Considerato che, con sentenza n. 243 del 1997 (ignorata dal rimettente) - ribadito che ogni forma di devoluzione anomala dell’indennità di buonuscita, in deroga ai princìpi della successione mortis causa esclusivamente a favore di determinati soggetti, può trovare razionale fondamento e giustificazione nella funzione previdenziale del trattamento, concorrente alla natura retributiva dello stesso, solo in considerazione del fatto che come destinatarie di questo siano indicate persone integrate nel nucleo familiare del defunto, dalla cui retribuzione esse ricevevano un sostentamento venuto a cessare, in tutto o in parte, dopo la sua morte (cfr. in tal senso, sentenza n. 106 del 1996 ed ordinanza n. 153 del 1998) -, questa Corte ha dichiarato l'illegittimità costituzionale dell'art. 3, secondo comma, della legge 8 marzo 1968, n. 152 «nella parte in cui prevede che, nell’assenza delle persone ivi indicate, i collaterali non viventi a carico del de cuius siano preferiti agli eredi testamentari e, in mancanza di questi, agli eredi legittimi»;
che, in quella sede, la Corte - in ragione della generale portata delle considerazioni svolte in ordine all’ingiustificata previsione di vocazioni anomale prive di un razionale fondamento legato alla prioritaria tutela di esigenze di solidarietà familiare - ha anche dichiarato, in via conseguenziale, l’illegittimità costituzionale dell'art. 5 del d.P.R. n. 1032 del 1973, proprio «nella parte in cui non prevede che, nel caso di morte del dipendente statale in attività di servizio, l’indennità di buonuscita competa, nell’assenza degli altri soggetti ivi indicati, ai fratelli ed alle sorelle del de cuius solo a condizione che gli stessi vivessero a carico di lui»;
che pertanto la disposizione, così come denunciata, non vive più nell'ordinamento giuridico e, dunque, la sollevata questione dev'essere dichiarata manifestamente inammissibile.

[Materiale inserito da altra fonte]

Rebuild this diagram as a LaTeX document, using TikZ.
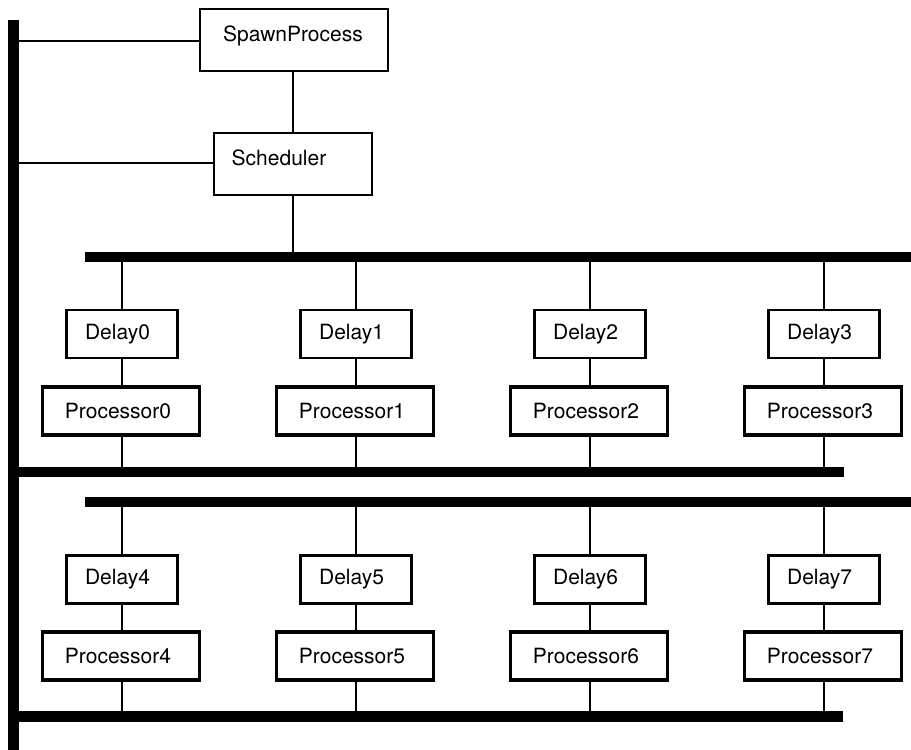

Visti gli artt. 26, secondo comma, della legge 11 marzo 1953, n. 87, e 9, secondo comma, delle norme integrative per i giudizi davanti alla Corte costituzionale.
PER QUESTI MOTIVI
LA CORTE COSTITUZIONALE
dichiara la manifesta inammissibilità della questione di legittimità costituzionale dell’art. 5 del d.P.R. 29 dicembre 1973, n. 1032 (Approvazione del testo unico delle norme sulle prestazioni previdenziali a favore dei dipendenti civili e militari dello Stato), sollevata, in riferimento agli artt. 3 e 36 Cost., dal Tribunale amministrativo regionale per la Lombardia - Milano, con l’ordinanza indicata in epigrafe.
Così deciso in Roma, nella sede della Corte costitu-zionale, Palazzo della Consulta, l'11 novembre 1999.
Giuliano VASSALLI, Presidente
Cesare RUPERTO, Redattore
Depositata in cancelleria il 23 novembre 1999.